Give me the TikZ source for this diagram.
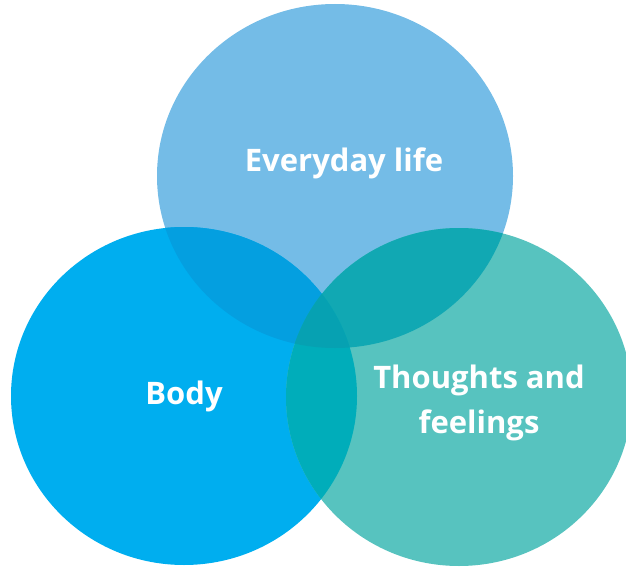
\documentclass[tikz,border=0pt]{standalone}
\usepackage{fontspec}
\setsansfont{Open Sans}
\definecolor{ctop}{HTML}{74BCE7}
\definecolor{cleft}{HTML}{00AEEF}
\definecolor{cright}{HTML}{57C3BF}
\definecolor{ctl}{HTML}{049FE0}
\definecolor{ctr}{HTML}{11A8B3}
\definecolor{clr}{HTML}{00ADBA}
\definecolor{call}{HTML}{06A1B2}
\tikzset{lbl/.style={text=white,font=\sffamily\bfseries\fontsize{31}{45}\selectfont,align=center,inner sep=0pt}}
\begin{document}
\begin{tikzpicture}[x=1pt,y=1pt]
\useasboundingbox (0,0) rectangle (626,566);
\clip (0,0) rectangle (626,566);
\def\topE{(335,390) ellipse [x radius=178, y radius=172]}
\def\leftE{(184,170) ellipse [x radius=173, y radius=169]}
\def\rightE{(459,169) ellipse [x radius=173, y radius=169]}
\fill[ctop] \topE;
\fill[cleft] \leftE;
\fill[cright] \rightE;
\begin{scope}
\clip \topE;
\fill[ctl] \leftE;
\fill[ctr] \rightE;
\end{scope}
\begin{scope}
\clip \leftE;
\fill[clr] \rightE;
\clip \rightE;
\fill[call] \topE;
\end{scope}
\node[lbl] (life) at (344,403) {Everyday life};
\node[lbl] (body) at (184,170) {Body};
\node[lbl] (thoughts) at (479,163) {Thoughts and\\feelings};
\end{tikzpicture}
\end{document}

□ □ □

# [DESCRIPTION OF THE TASK]
Copy the material above exactly and drop the pictures.

# [ANSWER BELOW]
Give me the TikZ source for this diagram.
\documentclass[tikz,border=0pt]{standalone}
\usepackage{fontspec}
\setsansfont{Open Sans}
\definecolor{ctop}{HTML}{74BCE7}
\definecolor{cleft}{HTML}{00AEEF}
\definecolor{cright}{HTML}{57C3BF}
\definecolor{ctl}{HTML}{049FE0}
\definecolor{ctr}{HTML}{11A8B3}
\definecolor{clr}{HTML}{00ADBA}
\definecolor{call}{HTML}{06A1B2}
\tikzset{lbl/.style={text=white,font=\sffamily\bfseries\fontsize{31}{45}\selectfont,align=center,inner sep=0pt}}
\begin{document}
\begin{tikzpicture}[x=1pt,y=1pt]
\useasboundingbox (0,0) rectangle (626,566);
\clip (0,0) rectangle (626,566);
\def\topE{(335,390) ellipse [x radius=178, y radius=172]}
\def\leftE{(184,170) ellipse [x radius=173, y radius=169]}
\def\rightE{(459,169) ellipse [x radius=173, y radius=169]}
\fill[ctop] \topE;
\fill[cleft] \leftE;
\fill[cright] \rightE;
\begin{scope}
\clip \topE;
\fill[ctl] \leftE;
\fill[ctr] \rightE;
\end{scope}
\begin{scope}
\clip \leftE;
\fill[clr] \rightE;
\clip \rightE;
\fill[call] \topE;
\end{scope}
\node[lbl] (life) at (344,403) {Everyday life};
\node[lbl] (body) at (184,170) {Body};
\node[lbl] (thoughts) at (479,163) {Thoughts and\\feelings};
\end{tikzpicture}
\end{document}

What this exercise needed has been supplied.